Financial firms have long been a prime target for cyber attackers looking to compromise and exploit sensitive data. From bank account and credit card numbers to customer login credentials, a wealth of highly coveted data assets are potentially exposed, visible, and exploitable by any number of malicious actors or groups across the globe. With factors such as accelerated cloud adoption, the shift to remote work, and the ubiquity of mobile devices, enterprise IT’s risk landscape has never been more complex and rife with threats to data security.  

Considering this new normal, enterprises are overhauling their traditional IT security approaches in response to their expanded attack surfaces and the growing sophistication of cyber threats.

This article explores one of the leading frameworks powering such efforts—the Zero Trust security model—and explains why forward-thinking organizations, like Akoya, are adopting the framework to protect their infrastructures against digital threats today and in the future.

The Problem with Traditional IT Security

According to a recent report by Duke University/CFO Magazine Global Business Outlook, over 80% of U.S. companies have been successfully hacked in attempts to steal, alter, or expose data.
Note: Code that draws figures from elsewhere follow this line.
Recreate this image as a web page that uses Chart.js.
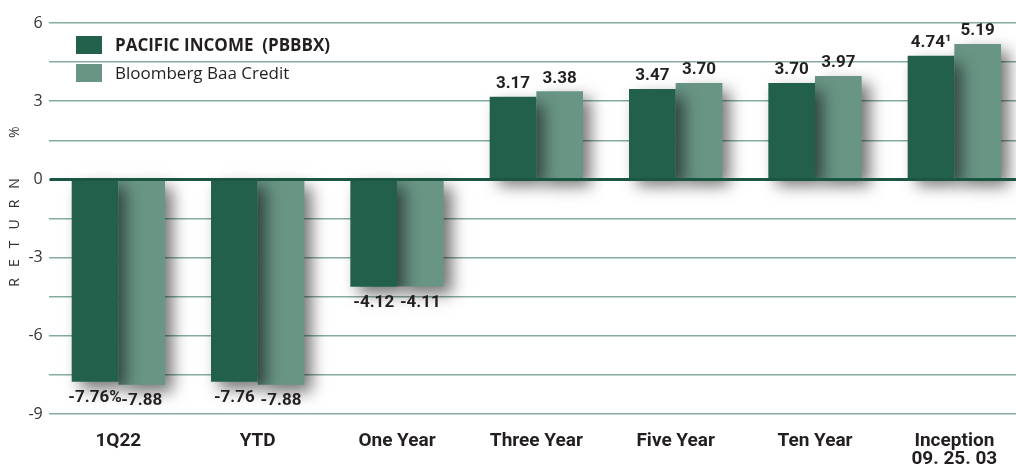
<!DOCTYPE html>
<html>
<head>
<meta charset="utf-8">
<script src="https://cdn.jsdelivr.net/npm/chart.js@4.4.1/dist/chart.umd.min.js"></script>
<style>
  html, body { margin: 0; padding: 0; background: #ffffff; overflow: hidden; }
  #wrap { width: 1024px; height: 469px; }
</style>
</head>
<body>
<div id="wrap"><canvas id="c" width="1024" height="469"></canvas></div>
<script>
// ---- data ----
const categories = ['1Q22', 'YTD', 'One Year', 'Three Year', 'Five Year', 'Ten Year', ['Inception', '09. 25. 03']];
const seriesNames = ['PACIFIC INCOME  (PBBBX)', 'Bloomberg Baa Credit'];
const pacificIncome = [-7.76, -7.76, -4.12, 3.17, 3.47, 3.70, 4.74];
const bloombergBaa = [-7.88, -7.88, -4.11, 3.38, 3.70, 3.97, 5.19];
const pacificLabels = ['-7.76%', '-7.76', '-4.12', '3.17', '3.47', '3.70', '4.74\u00B9'];
const bloombergLabels = ['-7.88', '-7.88', '-4.11', '3.38', '3.70', '3.97', '5.19'];
const yMin = -9, yMax = 6, yStep = 1.5, yLabelEvery = 3;
const yTitle = 'RETURN  %';

const DARK = '#22604C';
const LIGHT = '#699585';
const GRID = '#86AC9E';
const TEXT = '#231f20';

const shadowPlugin = {
  id: 'shadow',
  beforeDatasetDraw(chart) {
    const ctx = chart.ctx;
    ctx.shadowColor = 'rgba(0,0,0,0.55)';
    ctx.shadowBlur = 15;
    ctx.shadowOffsetX = 8;
    ctx.shadowOffsetY = 7;
  },
  afterDatasetDraw(chart) {
    const ctx = chart.ctx;
    ctx.shadowColor = 'rgba(0,0,0,0)';
    ctx.shadowBlur = 0;
    ctx.shadowOffsetX = 0;
    ctx.shadowOffsetY = 0;
  }
};

const overlayPlugin = {
  id: 'overlay',
  afterDatasetsDraw(chart) {
    const ctx = chart.ctx;
    const area = chart.chartArea;
    const y = chart.scales.y;
    // zero line
    const y0 = y.getPixelForValue(0);
    ctx.save();
    ctx.strokeStyle = '#1B5740';
    ctx.lineWidth = 3;
    ctx.beginPath();
    ctx.moveTo(area.left + 1, y0);
    ctx.lineTo(area.right, y0);
    ctx.stroke();
    ctx.restore();

    // data labels
    const labelSets = [pacificLabels, bloombergLabels];
    ctx.save();
    ctx.font = 'bold 17px Roboto';
    ctx.fillStyle = TEXT;
    ctx.textAlign = 'center';
    ctx.textBaseline = 'middle';
    chart.data.datasets.forEach((ds, di) => {
      const meta = chart.getDatasetMeta(di);
      meta.data.forEach((bar, i) => {
        const v = ds.data[i];
        const ty = v >= 0 ? bar.y - 13 : bar.y + 16;
        ctx.fillText(labelSets[di][i], bar.x, ty);
      });
    });
    ctx.restore();

    // legend
    ctx.save();
    const lx = 76, ly = [36, 64], bw = 26, bh = 18;
    [DARK, LIGHT].forEach((col, i) => {
      ctx.fillStyle = col;
      ctx.fillRect(lx, ly[i], bw, bh);
      ctx.fillStyle = TEXT;
      ctx.textBaseline = 'middle';
      ctx.textAlign = 'left';
      ctx.font = (i === 0 ? 'bold ' : '') + '17px "Open Sans"';
      ctx.fillText(seriesNames[i], lx + 39, ly[i] + bh / 2 + 1);
    });
    ctx.restore();

    // y axis title
    ctx.save();
    ctx.translate(15, 206);
    ctx.rotate(-Math.PI / 2);
    ctx.font = '14px "Open Sans"';
    ctx.letterSpacing = '11px';
    ctx.fillStyle = '#333333';
    ctx.textAlign = 'center';
    ctx.textBaseline = 'middle';
    ctx.fillText(yTitle, 5, 0);
    ctx.restore();
  }
};

new Chart(document.getElementById('c'), {
  type: 'bar',
  data: {
    labels: categories,
    datasets: [
      { label: seriesNames[0], data: pacificIncome, backgroundColor: DARK, categoryPercentage: 0.67, barPercentage: 1.0 },
      { label: seriesNames[1], data: bloombergBaa, backgroundColor: LIGHT, categoryPercentage: 0.67, barPercentage: 1.0 }
    ]
  },
  options: {
    responsive: false,
    animation: false,
    layout: { padding: { top: 23, right: 0, left: 0, bottom: 0 } },
    plugins: { legend: { display: false }, tooltip: { enabled: false } },
    scales: {
      x: {
        grid: { display: false, drawTicks: false },
        border: { display: false },
        ticks: {
          color: TEXT,
          font: { family: 'Roboto', weight: 'bold', size: 19, lineHeight: 0.95 },
          padding: 18,
          maxRotation: 0,
          autoSkip: false
        },
        afterFit(scale) { scale.height = 55; }
      },
      y: {
        min: yMin,
        max: yMax,
        border: { display: false },
        grid: { color: GRID, lineWidth: 1.5, drawTicks: false },
        ticks: {
          stepSize: yStep,
          color: '#333333',
          font: { family: '"Open Sans"', size: 16 },
          padding: 6,
          callback(v) {
            return (Math.abs(v % yLabelEvery) < 1e-9) ? String(v) : '';
          }
        },
        afterFit(scale) { scale.width = 48.7; }
      }
    }
  },
  plugins: [shadowPlugin, overlayPlugin]
});
</script>
</body>
</html>
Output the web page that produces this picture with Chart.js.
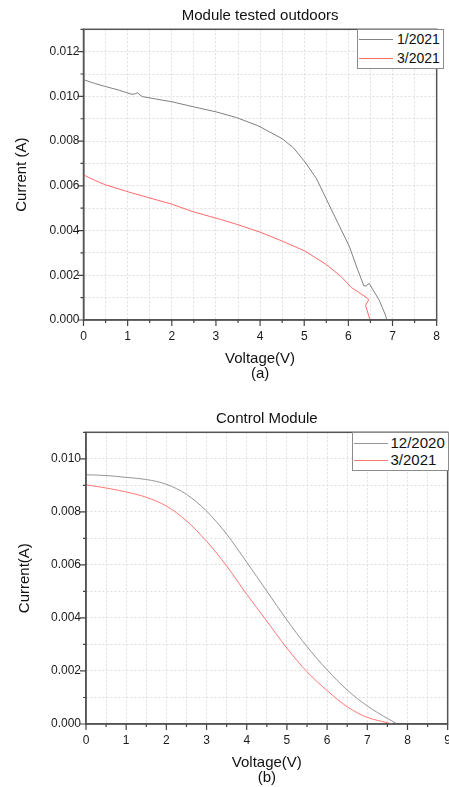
<!DOCTYPE html>
<html>
<head>
<meta charset="utf-8">
<script src="https://cdn.jsdelivr.net/npm/chart.js@4.4.1/dist/chart.umd.min.js"></script>
<style>
  html, body { margin: 0; padding: 0; background: #fff; overflow: hidden; }
  body { width: 449px; height: 787px; position: relative; font-family: "Liberation Sans", Arial, sans-serif; }
  canvas { position: absolute; left: 0; }
  .legend { position: absolute; background: #fff; border: 1px solid #8c8c8c; box-sizing: border-box; }
  .legend .row { position: absolute; left: 0; right: 0; height: 18px; }
  .legend .swatch { position: absolute; top: 9px; height: 0; border-top: 1px solid; }
  .legend .label { position: absolute; top: 0; color: #111; white-space: nowrap; line-height: 18px; }
</style>
</head>
<body>
<canvas id="chartA" width="449" height="390" style="top:0"></canvas>
<canvas id="chartB" width="460" height="397" style="top:390px"></canvas>
<div id="legendA" class="legend"></div>
<div id="legendB" class="legend"></div>
<script>
// panel (a) - module tested outdoors
const voltJan21 = [0, 0.25, 0.5, 0.8, 1.1, 1.18, 1.22, 1.33, 2.0, 2.5, 3.0, 3.47, 3.95, 4.5, 4.76, 5.02, 5.28, 5.5, 5.76, 6.02, 6.21, 6.35, 6.40, 6.47, 6.70, 6.84, 6.87];
const currJan21 = [0.01075, 0.01058, 0.01044, 0.01028, 0.01009, 0.01012, 0.01016, 0.00999, 0.00976, 0.00953, 0.00931, 0.00905, 0.00869, 0.00811, 0.00769, 0.00706, 0.00631, 0.00541, 0.00435, 0.00330, 0.00225, 0.00153, 0.00152, 0.00164, 0.00088, 0.00022, 0.0];
const voltMar21a = [0, 0.25, 0.5, 1.1, 2.0, 2.5, 3.1, 3.47, 4.0, 4.5, 5.02, 5.5, 5.83, 6.07, 6.43, 6.46, 6.39, 6.49];
const currMar21a = [0.00649, 0.00625, 0.00604, 0.00568, 0.00518, 0.00483, 0.00450, 0.00428, 0.00393, 0.00353, 0.00308, 0.00248, 0.00195, 0.00145, 0.00098, 0.00090, 0.00065, 0.0];

// panel (b) - control module
const voltDec20 = [0, 0.5, 1.0, 1.5, 2.0, 2.5, 3.0, 3.5, 4.0, 4.5, 5.0, 5.5, 6.0, 6.5, 7.0, 7.5, 7.75];
const currDec20 = [0.00940, 0.00937, 0.00930, 0.00922, 0.00904, 0.00866, 0.00803, 0.00716, 0.00610, 0.00501, 0.00392, 0.00292, 0.00204, 0.00128, 0.00068, 0.00021, 0.0];
const voltMar21b = [0, 0.5, 1.0, 1.5, 2.0, 2.5, 3.0, 3.5, 4.0, 4.5, 5.0, 5.5, 6.0, 6.5, 7.0, 7.5, 7.62];
const currMar21b = [0.00902, 0.00890, 0.00875, 0.00855, 0.00822, 0.00766, 0.00689, 0.00596, 0.00489, 0.00388, 0.00286, 0.00197, 0.00126, 0.00065, 0.00025, 0.00005, 0.0];

const seriesA = ['1/2021', '3/2021'];
const seriesB = ['12/2020', '3/2021'];
const titleA = 'Module tested outdoors';
const titleB = 'Control Module';
const yTitleA = 'Current (A)';
const yTitleB = 'Current(A)';
const xTitle = 'Voltage(V)';
const tagA = '(a)';
const tagB = '(b)';
const xMaxA = 8, yMaxA = 0.013;
const xMaxB = 9, yMaxB = 0.011;

const grayA = '#808080', redA = '#ff6a6a';
const grayB = '#959595', redB = '#ff7878';

Chart.defaults.font.family = '"Liberation Sans", Arial, sans-serif';
Chart.defaults.color = '#1a1a1a';

const pts = (xs, ys) => xs.map((v, i) => ({x: v, y: ys[i]}));

// box round the plot, like Origin
const frame = {
  id: 'frame',
  afterDatasetsDraw(chart) {
    const a = chart.chartArea, ctx = chart.ctx;
    ctx.save();
    ctx.strokeStyle = '#555';
    ctx.lineWidth = 1.5;
    ctx.strokeRect(a.left, a.top, a.right - a.left, a.bottom - a.top);
    ctx.restore();
  }
};

// long ticks on labelled values, short ones between
const originTicks = {
  id: 'originTicks',
  afterDraw(chart) {
    const ctx = chart.ctx;
    const {x, y} = chart.scales;
    const a = chart.chartArea;
    ctx.save();
    ctx.strokeStyle = '#444';
    ctx.lineWidth = 1.2;
    ctx.beginPath();
    x.ticks.forEach(t => {
      const px = x.getPixelForValue(t.value);
      const len = t.label !== '' ? 6 : 3;
      ctx.moveTo(px, a.bottom); ctx.lineTo(px, a.bottom + len);
    });
    y.ticks.forEach(t => {
      const py = y.getPixelForValue(t.value);
      const len = t.label !== '' ? 6 : 3;
      ctx.moveTo(a.left, py); ctx.lineTo(a.left - len, py);
    });
    ctx.stroke();
    ctx.restore();
  }
};

function makeChart(id, o) {
  return new Chart(document.getElementById(id), {
    type: 'scatter',
    data: {
      datasets: o.sets.map(s => ({
        label: s.label,
        data: s.data,
        showLine: true,
        borderColor: s.color,
        borderWidth: 1,
        pointRadius: 0,
        fill: false,
        cubicInterpolationMode: o.smooth ? 'monotone' : 'default'
      }))
    },
    options: {
      responsive: false,
      animation: false,
      layout: { padding: { left: 0, right: o.padRight, top: 0, bottom: 0 } },
      plugins: {
        legend: { display: false },
        tooltip: { enabled: false },
        title: {
          display: true,
          text: o.title,
          fullSize: false,
          color: '#111',
          font: { size: 15, weight: 'normal', lineHeight: 1.2 },
          padding: { top: o.titleTop, bottom: o.titleBottom }
        }
      },
      scales: {
        x: {
          type: 'linear',
          min: 0,
          max: o.xMax,
          afterFit: s => { s.height = o.xAxisH; },
          ticks: {
            stepSize: 0.5,
            autoSkip: false,
            maxRotation: 0,
            padding: 9,
            font: { size: 12 },
            callback: v => Number.isInteger(v) ? String(v) : ''
          },
          grid: { color: '#dedede', drawTicks: false },
          border: { color: '#555', width: 1.5, dash: [2, 2] },
          title: {
            display: true,
            text: [xTitle, o.tag],
            color: '#111',
            font: { size: 15, lineHeight: 1.05 },
            padding: { top: 0, bottom: o.xTitleBottom }
          }
        },
        y: {
          min: 0,
          max: o.yMax,
          afterFit: s => { s.width = o.yAxisW; },
          ticks: {
            stepSize: 0.001,
            autoSkip: false,
            padding: o.yTickPad,
            font: { size: 12 },
            callback: v => {
              const k = Math.round(v * 1000);
              return k % 2 === 0 ? (k / 1000).toFixed(3) : '';
            }
          },
          grid: { color: '#dedede', drawTicks: false },
          border: { color: '#555', width: 1.5, dash: [2, 2] },
          title: {
            display: true,
            text: o.yTitle,
            color: '#111',
            font: { size: 15, lineHeight: 1.2 },
            padding: { top: o.yTitleTop, bottom: 0 }
          }
        }
      }
    },
    plugins: [frame, originTicks]
  });
}

makeChart('chartA', {
  title: titleA, yTitle: yTitleA, tag: tagA, xMax: xMaxA, yMax: yMaxA,
  sets: [
    { label: seriesA[0], data: pts(voltJan21, currJan21), color: grayA },
    { label: seriesA[1], data: pts(voltMar21a, currMar21a), color: redA }
  ],
  smooth: false,
  padRight: 5, titleTop: 7.2, titleBottom: 4.1,
  xAxisH: 70, xTitleBottom: 7.9,
  yAxisW: 83.5, yTickPad: 4, yTitleTop: 12.7
});

makeChart('chartB', {
  title: titleB, yTitle: yTitleB, tag: tagB, xMax: xMaxB, yMax: yMaxB,
  sets: [
    { label: seriesB[0], data: pts(voltDec20, currDec20), color: grayB },
    { label: seriesB[1], data: pts(voltMar21b, currMar21b), color: redB }
  ],
  smooth: true,
  padRight: 12.3, titleTop: 20.2, titleBottom: 4.1,
  xAxisH: 63, xTitleBottom: 0.9,
  yAxisW: 86, yTickPad: 5, yTitleTop: 16
});

// Origin style legend boxes sitting in the top right corner of each plot
function buildLegend(id, box, names, colors) {
  const el = document.getElementById(id);
  Object.assign(el.style, {
    left: box.left + 'px', top: box.top + 'px',
    width: box.width + 'px', height: box.height + 'px',
    fontSize: box.fontSize + 'px'
  });
  names.forEach((name, i) => {
    const row = document.createElement('div');
    row.className = 'row';
    row.style.top = box.rowTops[i] + 'px';
    const sw = document.createElement('div');
    sw.className = 'swatch';
    sw.style.left = box.swLeft + 'px';
    sw.style.width = box.swWidth + 'px';
    sw.style.borderTopColor = colors[i];
    const lab = document.createElement('div');
    lab.className = 'label';
    lab.style.left = box.textLeft + 'px';
    lab.textContent = name;
    row.appendChild(sw);
    row.appendChild(lab);
    el.appendChild(row);
  });
}

buildLegend('legendA',
  { left: 357, top: 29, width: 87, height: 40, fontSize: 14, rowTops: [-0.3, 19], swLeft: 1, swWidth: 34, textLeft: 39 },
  seriesA, [grayA, redA]);
buildLegend('legendB',
  { left: 351.5, top: 432, width: 97, height: 39, fontSize: 15, rowTops: [0.7, 18.3], swLeft: 1.5, swWidth: 34, textLeft: 38 },
  seriesB, [grayB, redB]);
</script>
</body>
</html>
Additionally, most data breaches are caused by insider threat events, whether unintentional or planned with malicious intent. These statistics illustrate the complex and daunting security challenge that firms face today: how can organizations protect their data if they’ve already been breached by threats that most likely come from within?

The answer is through Zero Trust, a security framework that allows organizations to protect themselves from both internal and external threats removing explicit trust on the network or in users themselves. Traditional security approaches focus on controlling access to resources (e.g., data, applications, networks), with the assumption that entities are inherently trusted if they’ve gained access to the network and/or environment.

However, this approach is fundamentally flawed and no longer effective when applied to today’s cloud environments and remote workforce. Gone are the days when security was relegated to the networks and IT/data assets sitting behind a corporate firewall. In today’s IT environments, every device, user, and application should be treated as potentially hostile, with no entities granted access without the proper credentials or authorization.

Zero Trust addresses these issues with traditional IT security by bringing security controls closer to the protected assets themselves, with the assumption that a data breach will eventually occur, if not already. For example, by making extensive use of data encryption and tokenizing sensitive data (e.g., account numbers), organizations are better positioned to protect against threat actors, both internal and external.

Principles of Least Privilege & Need to Know

The Principles of Least Privilege and Need to Know are central pillars of the Zero Trust security model. They prescribe the following measures to reduce risk in today’s complex IT environments:

  • An entity (e.g., user, device, application) should be given only those privileges needed for it to complete its task—if a certain access type is not required, it should not be granted
  • An entity should only be given access to the data required for its job function 

For example, access to resources per traditional security models is typically gated at the firewall, with further restrictions applied after the entity has been authenticated and allowed into a secure perimeter. Zero Trust enhances and bolsters cyber resilience by requiring authentication for every action performed either within or outside the organization’s network. Furthermore, extensive use of encryption ensures that, even if compromised, data is unusable and worthless to cyber attackers.

How Akoya Has Implemented Zero Trust 

The core of Akoya’s security efforts has always been about protecting customers’ data, and Zero Trust is instrumental in accomplishing this crucial objective. To promote a safer, more secure method for sharing financial data, Akoya has integrated Zero Trust across our organization—on a myriad of fronts. From the policies governing our internal development practices and processes supporting our Data Access Network (DAN), to encrypting all data traversing our DAN, not accessing or storing customer data, and tokenizing account numbers to protect customer data, we’ve placed the “assume breach” philosophy front-and-center.